(Written problem): Can you set down, exactly as they appear below, the lines from the opening of the material through the one bearing "const aYTicks = [0,0.5e-3,1.0e-3,1.5e-3,2.0e-3,2.5e-3,3.0e-3];", minus the pictures?

┌─ Source material

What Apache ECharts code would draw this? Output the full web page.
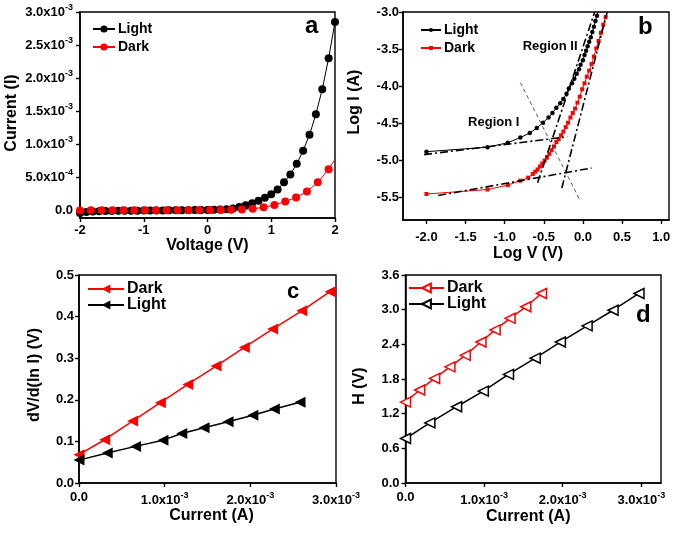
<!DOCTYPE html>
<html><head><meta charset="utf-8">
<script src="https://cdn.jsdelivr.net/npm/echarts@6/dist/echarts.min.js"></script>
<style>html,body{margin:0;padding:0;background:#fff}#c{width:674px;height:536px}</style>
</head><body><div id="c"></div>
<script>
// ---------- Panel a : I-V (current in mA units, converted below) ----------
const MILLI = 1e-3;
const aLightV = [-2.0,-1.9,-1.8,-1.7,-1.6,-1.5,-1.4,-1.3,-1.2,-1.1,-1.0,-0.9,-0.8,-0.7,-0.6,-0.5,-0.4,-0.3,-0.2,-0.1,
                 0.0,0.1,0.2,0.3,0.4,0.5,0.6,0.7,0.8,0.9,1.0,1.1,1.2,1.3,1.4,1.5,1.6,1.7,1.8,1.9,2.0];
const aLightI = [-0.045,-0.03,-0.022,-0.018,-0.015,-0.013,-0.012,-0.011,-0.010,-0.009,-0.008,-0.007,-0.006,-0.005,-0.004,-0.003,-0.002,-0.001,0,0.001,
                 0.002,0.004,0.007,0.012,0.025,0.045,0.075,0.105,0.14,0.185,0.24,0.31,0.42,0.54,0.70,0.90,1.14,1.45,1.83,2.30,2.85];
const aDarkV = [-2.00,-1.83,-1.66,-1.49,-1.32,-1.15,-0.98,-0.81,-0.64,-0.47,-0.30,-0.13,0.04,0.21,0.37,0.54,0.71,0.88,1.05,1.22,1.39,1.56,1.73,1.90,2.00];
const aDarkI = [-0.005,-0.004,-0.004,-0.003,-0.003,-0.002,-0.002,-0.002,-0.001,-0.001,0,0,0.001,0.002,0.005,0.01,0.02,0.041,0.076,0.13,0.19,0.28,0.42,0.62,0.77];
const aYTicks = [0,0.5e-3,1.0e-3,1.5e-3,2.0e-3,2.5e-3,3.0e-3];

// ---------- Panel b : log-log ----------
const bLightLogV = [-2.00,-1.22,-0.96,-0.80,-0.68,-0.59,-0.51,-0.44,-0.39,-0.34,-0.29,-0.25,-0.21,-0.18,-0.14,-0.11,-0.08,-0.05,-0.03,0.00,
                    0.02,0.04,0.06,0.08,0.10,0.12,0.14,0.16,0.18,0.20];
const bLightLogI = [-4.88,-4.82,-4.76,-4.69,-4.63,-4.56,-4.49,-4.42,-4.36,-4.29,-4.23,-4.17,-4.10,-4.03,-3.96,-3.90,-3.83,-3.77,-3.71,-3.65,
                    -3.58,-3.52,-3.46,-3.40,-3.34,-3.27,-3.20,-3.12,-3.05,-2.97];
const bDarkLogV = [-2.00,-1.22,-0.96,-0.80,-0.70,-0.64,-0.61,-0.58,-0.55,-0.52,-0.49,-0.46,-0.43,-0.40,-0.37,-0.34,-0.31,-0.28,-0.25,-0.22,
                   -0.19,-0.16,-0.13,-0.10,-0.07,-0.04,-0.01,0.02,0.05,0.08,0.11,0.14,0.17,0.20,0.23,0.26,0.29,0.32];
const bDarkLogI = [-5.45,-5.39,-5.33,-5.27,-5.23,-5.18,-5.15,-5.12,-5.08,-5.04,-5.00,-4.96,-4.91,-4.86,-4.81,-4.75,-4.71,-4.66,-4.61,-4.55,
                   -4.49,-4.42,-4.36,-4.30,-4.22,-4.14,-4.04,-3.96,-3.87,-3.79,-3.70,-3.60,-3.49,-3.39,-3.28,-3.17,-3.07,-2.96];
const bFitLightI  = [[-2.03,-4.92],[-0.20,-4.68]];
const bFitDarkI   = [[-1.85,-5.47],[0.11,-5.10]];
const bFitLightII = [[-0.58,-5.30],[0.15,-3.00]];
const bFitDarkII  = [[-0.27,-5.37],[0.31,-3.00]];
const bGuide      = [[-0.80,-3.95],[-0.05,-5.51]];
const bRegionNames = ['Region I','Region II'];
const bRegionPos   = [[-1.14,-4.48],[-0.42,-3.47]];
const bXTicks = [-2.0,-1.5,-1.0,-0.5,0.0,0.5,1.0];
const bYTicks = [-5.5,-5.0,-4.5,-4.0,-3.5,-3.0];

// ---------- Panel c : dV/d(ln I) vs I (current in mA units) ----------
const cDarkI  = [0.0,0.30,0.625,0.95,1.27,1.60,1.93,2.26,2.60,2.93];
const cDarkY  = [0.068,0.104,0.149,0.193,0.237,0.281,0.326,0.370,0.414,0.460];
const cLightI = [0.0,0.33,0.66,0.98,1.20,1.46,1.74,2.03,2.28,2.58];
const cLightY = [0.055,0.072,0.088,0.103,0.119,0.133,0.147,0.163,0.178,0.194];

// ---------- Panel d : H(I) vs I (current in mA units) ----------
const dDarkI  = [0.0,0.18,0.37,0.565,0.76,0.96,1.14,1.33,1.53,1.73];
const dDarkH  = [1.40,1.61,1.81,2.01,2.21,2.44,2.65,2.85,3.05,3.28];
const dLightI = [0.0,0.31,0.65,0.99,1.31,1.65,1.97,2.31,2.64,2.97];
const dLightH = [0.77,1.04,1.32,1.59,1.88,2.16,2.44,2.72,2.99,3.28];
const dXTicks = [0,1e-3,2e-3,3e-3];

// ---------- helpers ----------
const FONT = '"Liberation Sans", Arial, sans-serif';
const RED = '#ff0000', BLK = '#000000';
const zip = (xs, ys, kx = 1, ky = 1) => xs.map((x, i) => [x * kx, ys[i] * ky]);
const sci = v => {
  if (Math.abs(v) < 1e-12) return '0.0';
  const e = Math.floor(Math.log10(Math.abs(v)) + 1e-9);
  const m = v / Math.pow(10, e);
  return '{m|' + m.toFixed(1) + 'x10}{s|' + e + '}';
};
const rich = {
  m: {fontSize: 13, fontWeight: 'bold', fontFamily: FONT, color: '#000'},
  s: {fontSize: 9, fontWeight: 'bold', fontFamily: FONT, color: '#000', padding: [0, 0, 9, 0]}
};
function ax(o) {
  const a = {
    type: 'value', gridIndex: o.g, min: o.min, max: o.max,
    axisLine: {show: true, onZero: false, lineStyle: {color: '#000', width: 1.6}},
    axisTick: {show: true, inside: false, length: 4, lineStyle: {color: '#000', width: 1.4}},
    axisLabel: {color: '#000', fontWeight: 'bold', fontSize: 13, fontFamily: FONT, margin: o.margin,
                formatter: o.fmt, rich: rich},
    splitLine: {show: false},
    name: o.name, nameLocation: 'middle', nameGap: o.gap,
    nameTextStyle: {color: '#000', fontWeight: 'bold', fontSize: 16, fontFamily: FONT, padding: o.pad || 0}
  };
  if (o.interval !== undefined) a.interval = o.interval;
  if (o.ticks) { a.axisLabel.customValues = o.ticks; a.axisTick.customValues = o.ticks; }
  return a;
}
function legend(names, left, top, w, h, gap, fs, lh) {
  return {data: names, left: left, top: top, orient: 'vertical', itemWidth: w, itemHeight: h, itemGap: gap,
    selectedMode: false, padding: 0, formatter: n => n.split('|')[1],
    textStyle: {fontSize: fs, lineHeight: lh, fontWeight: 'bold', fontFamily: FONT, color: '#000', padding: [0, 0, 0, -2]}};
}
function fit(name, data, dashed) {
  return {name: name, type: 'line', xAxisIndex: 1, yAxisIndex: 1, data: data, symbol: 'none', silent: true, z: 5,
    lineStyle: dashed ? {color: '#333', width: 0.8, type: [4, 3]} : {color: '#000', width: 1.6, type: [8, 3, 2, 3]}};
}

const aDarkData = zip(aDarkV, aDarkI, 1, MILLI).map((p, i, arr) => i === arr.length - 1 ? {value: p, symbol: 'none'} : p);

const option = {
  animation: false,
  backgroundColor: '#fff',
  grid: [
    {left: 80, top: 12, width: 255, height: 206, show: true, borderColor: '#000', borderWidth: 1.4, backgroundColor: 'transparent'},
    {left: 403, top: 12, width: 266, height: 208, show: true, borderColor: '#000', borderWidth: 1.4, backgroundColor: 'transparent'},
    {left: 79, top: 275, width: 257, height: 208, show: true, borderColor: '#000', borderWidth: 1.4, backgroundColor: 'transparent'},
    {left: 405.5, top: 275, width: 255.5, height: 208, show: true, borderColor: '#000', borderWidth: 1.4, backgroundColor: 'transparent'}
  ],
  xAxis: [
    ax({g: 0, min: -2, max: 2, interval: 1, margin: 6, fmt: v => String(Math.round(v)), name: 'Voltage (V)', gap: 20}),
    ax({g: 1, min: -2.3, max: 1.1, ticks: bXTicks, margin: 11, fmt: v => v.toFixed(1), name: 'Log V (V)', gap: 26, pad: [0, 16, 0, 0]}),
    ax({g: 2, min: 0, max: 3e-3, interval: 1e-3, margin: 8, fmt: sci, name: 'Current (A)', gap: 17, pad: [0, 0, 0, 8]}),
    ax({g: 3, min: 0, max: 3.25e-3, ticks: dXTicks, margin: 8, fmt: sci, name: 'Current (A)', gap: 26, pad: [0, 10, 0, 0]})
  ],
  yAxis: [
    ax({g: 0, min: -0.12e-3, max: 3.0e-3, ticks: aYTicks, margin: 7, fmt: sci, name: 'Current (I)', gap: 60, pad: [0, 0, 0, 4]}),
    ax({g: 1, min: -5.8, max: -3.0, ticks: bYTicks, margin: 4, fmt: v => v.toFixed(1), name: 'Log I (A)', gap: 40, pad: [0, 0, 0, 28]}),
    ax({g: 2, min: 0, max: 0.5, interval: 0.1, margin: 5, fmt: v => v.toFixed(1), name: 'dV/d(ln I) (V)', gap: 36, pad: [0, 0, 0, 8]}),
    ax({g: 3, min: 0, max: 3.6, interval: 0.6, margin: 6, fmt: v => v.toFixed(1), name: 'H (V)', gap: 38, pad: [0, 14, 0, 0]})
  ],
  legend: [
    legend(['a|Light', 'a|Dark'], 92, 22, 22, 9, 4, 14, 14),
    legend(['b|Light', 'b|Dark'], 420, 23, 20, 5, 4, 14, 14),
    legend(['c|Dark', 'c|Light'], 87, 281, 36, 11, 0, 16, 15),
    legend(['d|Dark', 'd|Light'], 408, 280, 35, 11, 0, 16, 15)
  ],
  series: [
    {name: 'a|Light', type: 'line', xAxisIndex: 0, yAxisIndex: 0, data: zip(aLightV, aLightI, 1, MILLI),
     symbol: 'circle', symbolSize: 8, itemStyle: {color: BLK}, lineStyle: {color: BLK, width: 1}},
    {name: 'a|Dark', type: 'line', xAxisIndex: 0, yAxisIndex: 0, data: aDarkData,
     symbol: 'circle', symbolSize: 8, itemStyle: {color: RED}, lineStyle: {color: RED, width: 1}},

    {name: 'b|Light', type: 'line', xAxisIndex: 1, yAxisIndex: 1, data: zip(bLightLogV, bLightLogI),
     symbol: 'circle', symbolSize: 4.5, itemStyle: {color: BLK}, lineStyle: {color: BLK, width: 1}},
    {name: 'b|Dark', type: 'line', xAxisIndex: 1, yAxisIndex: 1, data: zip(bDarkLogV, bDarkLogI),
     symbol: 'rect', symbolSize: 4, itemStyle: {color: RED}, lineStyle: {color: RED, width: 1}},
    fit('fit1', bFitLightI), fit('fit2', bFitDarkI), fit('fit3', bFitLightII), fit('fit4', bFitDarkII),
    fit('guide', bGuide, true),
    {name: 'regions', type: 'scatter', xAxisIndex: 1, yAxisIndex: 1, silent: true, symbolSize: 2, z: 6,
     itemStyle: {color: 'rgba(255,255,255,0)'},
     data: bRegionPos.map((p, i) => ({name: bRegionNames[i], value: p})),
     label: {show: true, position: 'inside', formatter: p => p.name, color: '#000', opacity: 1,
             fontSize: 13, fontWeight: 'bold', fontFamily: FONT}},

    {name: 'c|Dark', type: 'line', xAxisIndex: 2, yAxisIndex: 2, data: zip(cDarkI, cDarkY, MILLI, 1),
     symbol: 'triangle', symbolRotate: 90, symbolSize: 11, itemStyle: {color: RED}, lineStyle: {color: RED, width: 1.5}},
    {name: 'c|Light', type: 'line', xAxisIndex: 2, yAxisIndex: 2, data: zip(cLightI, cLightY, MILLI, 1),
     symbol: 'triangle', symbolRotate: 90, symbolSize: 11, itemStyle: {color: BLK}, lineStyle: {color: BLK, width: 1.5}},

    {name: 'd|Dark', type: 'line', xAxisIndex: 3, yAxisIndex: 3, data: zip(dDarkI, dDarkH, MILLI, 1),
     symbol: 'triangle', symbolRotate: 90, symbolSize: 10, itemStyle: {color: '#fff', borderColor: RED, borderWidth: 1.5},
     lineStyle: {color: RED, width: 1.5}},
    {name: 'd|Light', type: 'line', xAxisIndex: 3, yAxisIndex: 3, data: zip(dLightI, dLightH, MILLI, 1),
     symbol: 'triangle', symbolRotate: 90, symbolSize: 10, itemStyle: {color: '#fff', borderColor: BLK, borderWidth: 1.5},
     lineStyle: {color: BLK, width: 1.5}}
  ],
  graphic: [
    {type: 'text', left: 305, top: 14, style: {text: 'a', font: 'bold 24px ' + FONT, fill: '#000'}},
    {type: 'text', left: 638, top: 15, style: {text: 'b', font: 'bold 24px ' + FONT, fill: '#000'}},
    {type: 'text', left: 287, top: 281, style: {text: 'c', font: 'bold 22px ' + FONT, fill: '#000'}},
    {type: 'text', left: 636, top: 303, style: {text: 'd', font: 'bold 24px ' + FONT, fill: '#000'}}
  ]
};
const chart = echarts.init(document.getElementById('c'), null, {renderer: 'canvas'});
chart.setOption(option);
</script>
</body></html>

└─

(Solution for this problem):
What Apache ECharts code would draw this? Output the full web page.
<!DOCTYPE html>
<html><head><meta charset="utf-8">
<script src="https://cdn.jsdelivr.net/npm/echarts@6/dist/echarts.min.js"></script>
<style>html,body{margin:0;padding:0;background:#fff}#c{width:674px;height:536px}</style>
</head><body><div id="c"></div>
<script>
// ---------- Panel a : I-V (current in mA units, converted below) ----------
const MILLI = 1e-3;
const aLightV = [-2.0,-1.9,-1.8,-1.7,-1.6,-1.5,-1.4,-1.3,-1.2,-1.1,-1.0,-0.9,-0.8,-0.7,-0.6,-0.5,-0.4,-0.3,-0.2,-0.1,
                 0.0,0.1,0.2,0.3,0.4,0.5,0.6,0.7,0.8,0.9,1.0,1.1,1.2,1.3,1.4,1.5,1.6,1.7,1.8,1.9,2.0];
const aLightI = [-0.045,-0.03,-0.022,-0.018,-0.015,-0.013,-0.012,-0.011,-0.010,-0.009,-0.008,-0.007,-0.006,-0.005,-0.004,-0.003,-0.002,-0.001,0,0.001,
                 0.002,0.004,0.007,0.012,0.025,0.045,0.075,0.105,0.14,0.185,0.24,0.31,0.42,0.54,0.70,0.90,1.14,1.45,1.83,2.30,2.85];
const aDarkV = [-2.00,-1.83,-1.66,-1.49,-1.32,-1.15,-0.98,-0.81,-0.64,-0.47,-0.30,-0.13,0.04,0.21,0.37,0.54,0.71,0.88,1.05,1.22,1.39,1.56,1.73,1.90,2.00];
const aDarkI = [-0.005,-0.004,-0.004,-0.003,-0.003,-0.002,-0.002,-0.002,-0.001,-0.001,0,0,0.001,0.002,0.005,0.01,0.02,0.041,0.076,0.13,0.19,0.28,0.42,0.62,0.77];
const aYTicks = [0,0.5e-3,1.0e-3,1.5e-3,2.0e-3,2.5e-3,3.0e-3];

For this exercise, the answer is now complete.